If Richard is willing to do the work to make -kernel perform faster in such a way that it fits into the overall mission of what we're building, then I see no reason to reject it. The criteria for evaluating a patch should only depend on how it affects other areas of qemu and whether it impacts overall usability.

That's true, but extending fwcfg doesn't fit into the overall picture well. We have well defined interfaces for pushing data into a guest: virtio-serial (dma upload), virtio-blk (adds demand paging), and virtio-p9fs (no image needed). Adapting libguestfs to use one of these is a better move than adding yet another interface.

On real hardware, there's an awful lot of interaction between the firmware and the platform. It's a pretty rich interface. On IBM systems, we actually extend that all the way down to userspace via a virtual USB RNDIS driver that you can use IPMI over.

That is fine and we'll do pv interfaces when we have to. That's fwfg, that's virtio. But let's not do more than we have to.


A better (though still inaccurate) analogy is would be if the developers of a guest OS came up with a virtual bus for devices and were willing to do the work to make this bus perform better. Would we accept this new work or would we point them at our existing bus (pci) instead?
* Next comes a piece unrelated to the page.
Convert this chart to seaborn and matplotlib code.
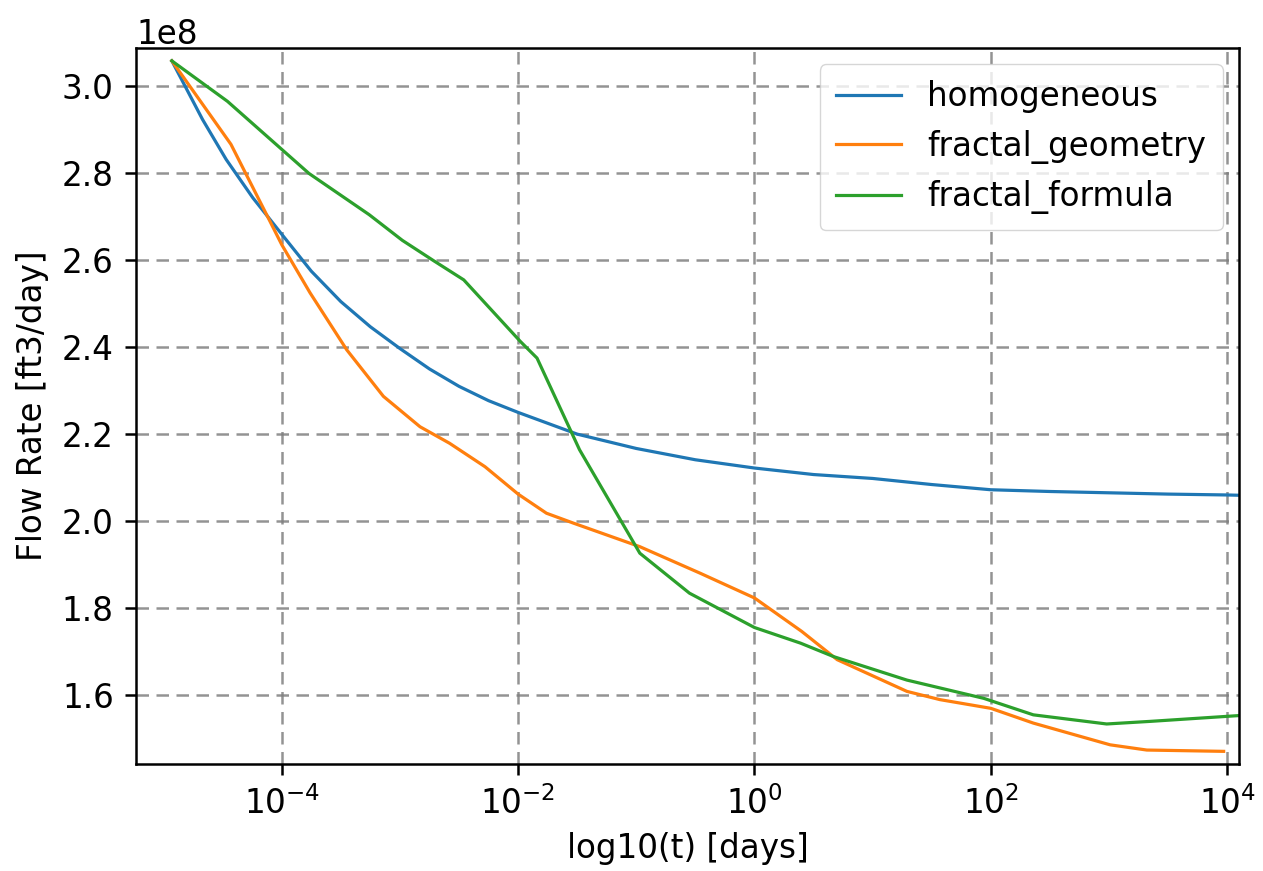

Doesn't this precisely describe virtio-s390?

As I understood it, s390 had good reasons not to use their native interfaces. On x86 we have no good reason not to use pci and no good reason not to use virtio for dma.


Really, the bar on new interfaces (both to guest and host) should be high, much higher than it is now. Interfaces should be well documented, future proof, migration safe, and orthogonal to existing interfaces.

Okay, but this is a bigger discussion that I'm very eager to have. But we shouldn't explicitly apply new policies to random patches without clearly stating the policy up front.


Migration safety has been part of the criteria for a while. Future proofness less so. Documentation was usually completely missing but I see no reason not to insist on it now, better late than never.